The Meseta is the dominant landscape unit of a great part of the territory of Castilla–La Mancha: a vast, uniform plain with little relief.

The west-to-east Montes de Toledo range cuts across the meseta separating the (northern) Tagus and the (southern) Guadiana drainage basins. The most outstanding peaks of this modest mountain range include La Villuerca (1,601 meters (5,253 ft)) and Rocigalgo (1,447 meters (4,747 ft)).

In contrast, a more mountainous zone surrounds the Meseta and serves as the region’s natural border. In the north of the Province of Guadalajara, bordering Madrid and Segovia, is a mountain range forming part of the Sistema Central, among which can be distinguished the mountain ranges Pela, Ayllón, Somosierra, Barahona and Ministra, with the headwaters of the rivers Jarama, Cañamares and Henares.
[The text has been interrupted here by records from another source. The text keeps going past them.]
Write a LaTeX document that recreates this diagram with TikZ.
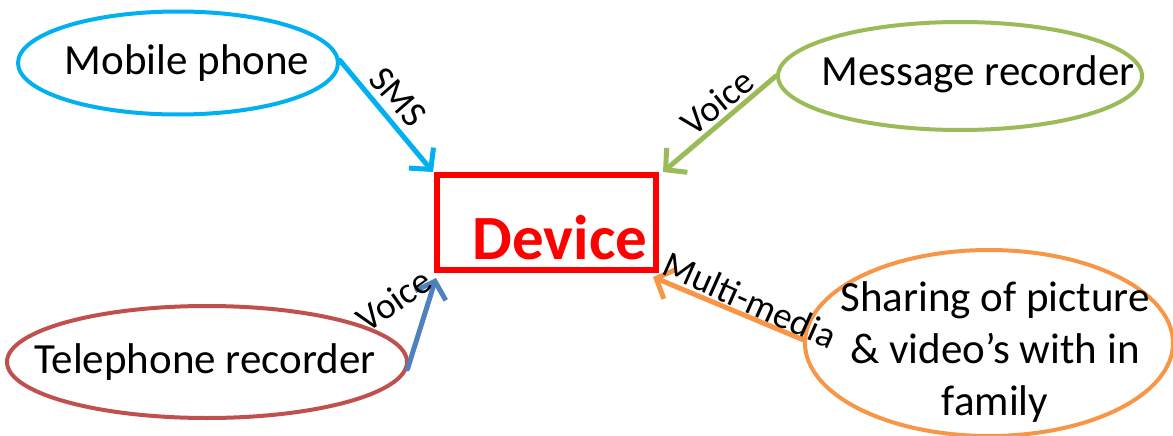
\documentclass[tikz,border=0pt]{standalone}
\usepackage{fontspec}
\setmainfont{Carlito}
\usetikzlibrary{shapes.geometric,arrows.meta}
\definecolor{cblue}{RGB}{0,176,240}
\definecolor{cgreen}{RGB}{155,187,89}
\definecolor{cred}{RGB}{192,80,77}
\definecolor{corange}{RGB}{247,150,70}
\definecolor{csteel}{RGB}{79,129,189}
\tikzset{
  oval/.style={ellipse, draw, line width=4pt, inner sep=0pt},
  maintext/.style={font=\fontsize{43}{52}\selectfont, align=center},
  lbl/.style={font=\fontsize{37}{40}\selectfont, inner sep=1pt, text=black},
  conn/.style={line width=5pt, -{Straight Barb[length=15pt,width=32pt,line width=5pt]}, line cap=round},
}
\begin{document}
\begin{tikzpicture}[x=1pt,y=1pt]
\useasboundingbox (0,0) rectangle (1173,-436);
% ellipses
\node[oval, draw=cblue, minimum width=320, minimum height=103] (mob) at (178,-63) {};
\node[oval, draw=cgreen, minimum width=364, minimum height=108] (msg) at (960,-76) {};
\node[oval, draw=cred, minimum width=400, minimum height=112] (tel) at (207,-362) {};
\node[oval, draw=corange, minimum width=368, minimum height=186] (shr) at (989,-343) {};
% texts
\node[maintext] (tmob) at (187,-63) {Mobile phone};
\node[maintext] (tmsg) at (978,-74) {Message recorder};
\node[maintext] (ttel) at (205,-362) {Telephone recorder};
\node[maintext] (tshr) at (995,-352) {Sharing of picture\\\& video’s with in\\family};
% device
\node[draw=red, line width=6pt, minimum width=219, minimum height=95, inner sep=0pt] (dev) at (546.5,-222.5) {};
\node[font=\fontsize{63}{70}\selectfont\bfseries, text=red] (tdev) at (560,-238) {Device};
% connectors
\coordinate (e1) at (433,-172);
\coordinate (e2) at (663,-172);
\coordinate (e3) at (436,-278);
\coordinate (e4) at (653,-277);
\draw[conn, cblue] (mob.1) -- (e1);
\draw[conn, cgreen] (msg.west) -- (e2);
\draw[conn, csteel] (tel.-2.3) -- (e3);
\draw[conn, corange] (shr.179) -- (e4);
% labels
\node[lbl, rotate=-49] (lsms) at (398,-97) {SMS};
\node[lbl, rotate=39] (lv1) at (717,-102) {Voice};
\node[lbl, rotate=35] (lv2) at (394,-300) {Voice};
\node[lbl, rotate=-24] (lmm) at (750,-300) {Multi-media};
\end{tikzpicture}
\end{document}
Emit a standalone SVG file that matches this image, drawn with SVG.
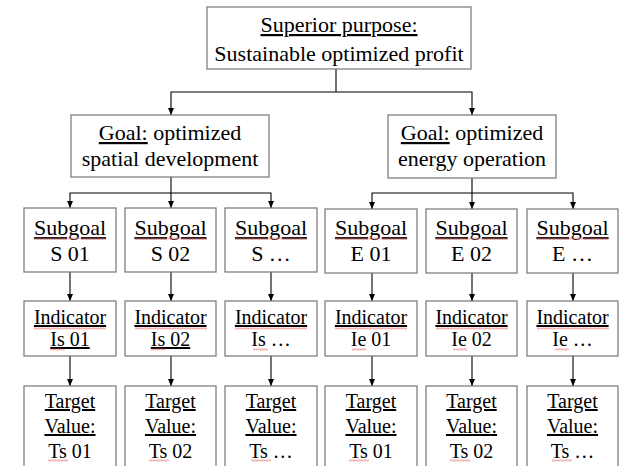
<svg xmlns="http://www.w3.org/2000/svg" width="619" height="466" viewBox="0 0 619 466" font-family="Liberation Serif, Times New Roman, serif">
<style>
.box{fill:#fff;stroke:#757575;stroke-width:1.2}
.t{font-family:'Liberation Serif','Times New Roman',serif;fill:#000;text-anchor:middle}
.f22{font-size:22px}
.f20{font-size:20px}
.u{text-decoration:underline}
.c{fill:none;stroke:#000;stroke-width:1.1}
.arr{marker-end:url(#ah)}
.w{fill:url(#wave)}
</style>
<defs>
<marker id="ah" markerWidth="7" markerHeight="6" refX="7" refY="3" orient="auto" markerUnits="userSpaceOnUse">
<path d="M0,0 L7,3 L0,6 z" fill="#000"/>
</marker>
<pattern id="wave" width="4" height="3" patternUnits="userSpaceOnUse">
<path d="M0,2.5 L1,0.5 L2,2.5 L3,0.5 L4,2.5" fill="none" stroke="#e86a6a" stroke-width="0.5"/>
</pattern>
</defs>
<rect width="619" height="466" fill="#fff"/>

<g id="connectors">
<path class="c" d="M336,69 V92"/>
<path class="c arr" d="M336,92 H171 V115"/>
<path class="c arr" d="M336,92 H472 V115"/>
<path class="c" d="M171,177 V193"/>
<path class="c arr" d="M171,193 H70 V208"/>
<path class="c arr" d="M171,193 V208"/>
<path class="c arr" d="M171,193 H271 V208"/>
<path class="c" d="M472,178 V193"/>
<path class="c arr" d="M472,193 H372 V209"/>
<path class="c arr" d="M472,193 V209"/>
<path class="c arr" d="M472,193 H573 V209"/>
<path class="c arr" d="M70,272 V301"/>
<path class="c arr" d="M171,272 V301"/>
<path class="c arr" d="M271,272 V301"/>
<path class="c arr" d="M372,273 V301"/>
<path class="c arr" d="M472,273 V301"/>
<path class="c arr" d="M573,273 V301"/>
<path class="c arr" d="M70,356 V386"/>
<path class="c arr" d="M171,356 V386"/>
<path class="c arr" d="M271,356 V386"/>
<path class="c arr" d="M372,356 V386"/>
<path class="c arr" d="M472,356 V386"/>
<path class="c arr" d="M573,356 V386"/>
</g>

<g id="purpose">
<rect class="box" x="207" y="7" width="264" height="62"/>
<text class="t f22" x="339" y="32"><tspan class="u">Superior purpose:</tspan></text>
<text class="t f22" x="339" y="61">Sustainable optimized profit</text>
</g>

<g id="goal-spatial">
<rect class="box" x="71" y="115" width="198" height="62"/>
<text class="t f22" x="170" y="140"><tspan class="u">Goal:</tspan> optimized</text>
<text class="t f22" x="170" y="166">spatial development</text>
</g>

<g id="goal-energy">
<rect class="box" x="388" y="115" width="168" height="63"/>
<text class="t f22" x="472" y="140"><tspan class="u">Goal:</tspan> optimized</text>
<text class="t f22" x="472" y="166">energy operation</text>
</g>

<g id="subgoal-s01">
<rect class="box" x="24" y="208" width="92" height="64"/>
<text class="t f22" x="70" y="235"><tspan class="u">Subgoal</tspan></text>
<rect class="w" x="34" y="237" width="72" height="3"/>
<text class="t f22" x="70" y="261">S 01</text>
</g>
<g id="subgoal-s02">
<rect class="box" x="125" y="208" width="91" height="64"/>
<text class="t f22" x="170.5" y="235"><tspan class="u">Subgoal</tspan></text>
<rect class="w" x="135" y="237" width="72" height="3"/>
<text class="t f22" x="170.5" y="261">S 02</text>
</g>
<g id="subgoal-s03">
<rect class="box" x="225" y="208" width="92" height="64"/>
<text class="t f22" x="271" y="235"><tspan class="u">Subgoal</tspan></text>
<rect class="w" x="235" y="237" width="72" height="3"/>
<text class="t f22" x="271" y="261">S …</text>
</g>
<g id="subgoal-e01">
<rect class="box" x="325" y="209" width="92" height="64"/>
<text class="t f22" x="371" y="235"><tspan class="u">Subgoal</tspan></text>
<rect class="w" x="335" y="237" width="72" height="3"/>
<text class="t f22" x="371" y="261">E 01</text>
</g>
<g id="subgoal-e02">
<rect class="box" x="426" y="209" width="91" height="64"/>
<text class="t f22" x="471.5" y="235"><tspan class="u">Subgoal</tspan></text>
<rect class="w" x="436" y="237" width="72" height="3"/>
<text class="t f22" x="471.5" y="261">E 02</text>
</g>
<g id="subgoal-e03">
<rect class="box" x="527" y="209" width="91" height="64"/>
<text class="t f22" x="572.5" y="235"><tspan class="u">Subgoal</tspan></text>
<rect class="w" x="537" y="237" width="72" height="3"/>
<text class="t f22" x="572.5" y="261">E …</text>
</g>

<g id="indicator-s01">
<rect class="box" x="24" y="301" width="92" height="55"/>
<text class="t f20" x="70" y="324"><tspan class="u">Indicator</tspan></text>
<rect class="w" x="34" y="327" width="72" height="3"/>
<text class="t f20" x="70" y="346"><tspan class="u">Is 01</tspan></text>
<rect class="w" x="50" y="348" width="15" height="3"/>
</g>
<g id="indicator-s02">
<rect class="box" x="125" y="301" width="91" height="55"/>
<text class="t f20" x="170.5" y="324"><tspan class="u">Indicator</tspan></text>
<rect class="w" x="135" y="327" width="72" height="3"/>
<text class="t f20" x="170.5" y="346"><tspan class="u">Is 02</tspan></text>
<rect class="w" x="151" y="348" width="15" height="3"/>
</g>
<g id="indicator-s03">
<rect class="box" x="225" y="301" width="92" height="55"/>
<text class="t f20" x="271" y="324"><tspan class="u">Indicator</tspan></text>
<rect class="w" x="235" y="327" width="72" height="3"/>
<text class="t f20" x="271" y="346">Is …</text>
<rect class="w" x="253" y="348" width="15" height="3"/>
</g>
<g id="indicator-e01">
<rect class="box" x="325" y="301" width="92" height="55"/>
<text class="t f20" x="371" y="324"><tspan class="u">Indicator</tspan></text>
<rect class="w" x="335" y="327" width="72" height="3"/>
<text class="t f20" x="371" y="346">Ie 01</text>
<rect class="w" x="352" y="348" width="14" height="3"/>
</g>
<g id="indicator-e02">
<rect class="box" x="426" y="301" width="91" height="55"/>
<text class="t f20" x="471.5" y="324"><tspan class="u">Indicator</tspan></text>
<rect class="w" x="436" y="327" width="72" height="3"/>
<text class="t f20" x="471.5" y="346">Ie 02</text>
<rect class="w" x="453" y="348" width="14" height="3"/>
</g>
<g id="indicator-e03">
<rect class="box" x="527" y="301" width="91" height="55"/>
<text class="t f20" x="572.5" y="324"><tspan class="u">Indicator</tspan></text>
<rect class="w" x="537" y="327" width="72" height="3"/>
<text class="t f20" x="572.5" y="346">Ie …</text>
<rect class="w" x="555" y="348" width="14" height="3"/>
</g>

<g id="target-s01">
<rect class="box" x="24" y="386" width="92" height="90"/>
<text class="t f20" x="70" y="408"><tspan class="u">Target</tspan></text>
<text class="t f20" x="70" y="433"><tspan class="u">Value: </tspan></text>
<text class="t f20" x="70" y="458">Ts 01</text>
<rect class="w" x="48" y="459" width="20" height="3"/>
</g>
<g id="target-s02">
<rect class="box" x="125" y="386" width="91" height="90"/>
<text class="t f20" x="170.5" y="408"><tspan class="u">Target</tspan></text>
<text class="t f20" x="170.5" y="433"><tspan class="u">Value: </tspan></text>
<text class="t f20" x="170.5" y="458">Ts 02</text>
<rect class="w" x="149" y="459" width="20" height="3"/>
</g>
<g id="target-s03">
<rect class="box" x="225" y="386" width="92" height="90"/>
<text class="t f20" x="271" y="408"><tspan class="u">Target</tspan></text>
<text class="t f20" x="271" y="433"><tspan class="u">Value: </tspan></text>
<text class="t f20" x="271" y="458">Ts …</text>
<rect class="w" x="251" y="459" width="20" height="3"/>
</g>
<g id="target-e01">
<rect class="box" x="325" y="386" width="92" height="90"/>
<text class="t f20" x="371" y="408"><tspan class="u">Target</tspan></text>
<text class="t f20" x="371" y="433"><tspan class="u">Value: </tspan></text>
<text class="t f20" x="371" y="458">Ts 01</text>
<rect class="w" x="349" y="459" width="20" height="3"/>
</g>
<g id="target-e02">
<rect class="box" x="426" y="386" width="91" height="90"/>
<text class="t f20" x="471.5" y="408"><tspan class="u">Target</tspan></text>
<text class="t f20" x="471.5" y="433"><tspan class="u">Value: </tspan></text>
<text class="t f20" x="471.5" y="458">Ts 02</text>
<rect class="w" x="450" y="459" width="20" height="3"/>
</g>
<g id="target-e03">
<rect class="box" x="527" y="386" width="91" height="90"/>
<text class="t f20" x="572.5" y="408"><tspan class="u">Target</tspan></text>
<text class="t f20" x="572.5" y="433"><tspan class="u">Value: </tspan></text>
<text class="t f20" x="572.5" y="458">Ts …</text>
<rect class="w" x="552" y="459" width="20" height="3"/>
</g>
</svg>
The Sistema Central also penetrates the northwest of the Province of Toledo: a southwest to northeast sub-range known as the Sierra de San Vicente, bordered on the north by the Tiétar and on the south by the Alberche and the Tagus, rising to its maximum heights at the summits of Cruces (1373 m), Pelados (1331 m) and San Vicente (1321 m).

On the northwest is the Sistema Ibérico, where there is important fluvial and especially karstic activity, which has given rise to such landscapes as the Ciudad Encantada, the Callejones de Las Majadas and the Hoces del Cabriel.

In the southeast is the ridge of the Sierra Morena, the southern border of the Meseta Central and the region’s border with Andalusia. Within the Sierra Morena, distinction can be made between the Sierra Madrona, Sierra de Alcudia and Sierra de San Andrés. At the other southern extreme of Castilla–La Mancha, the Sierra de Alcaraz and Sierra del Segura form part of the Sistema Bético.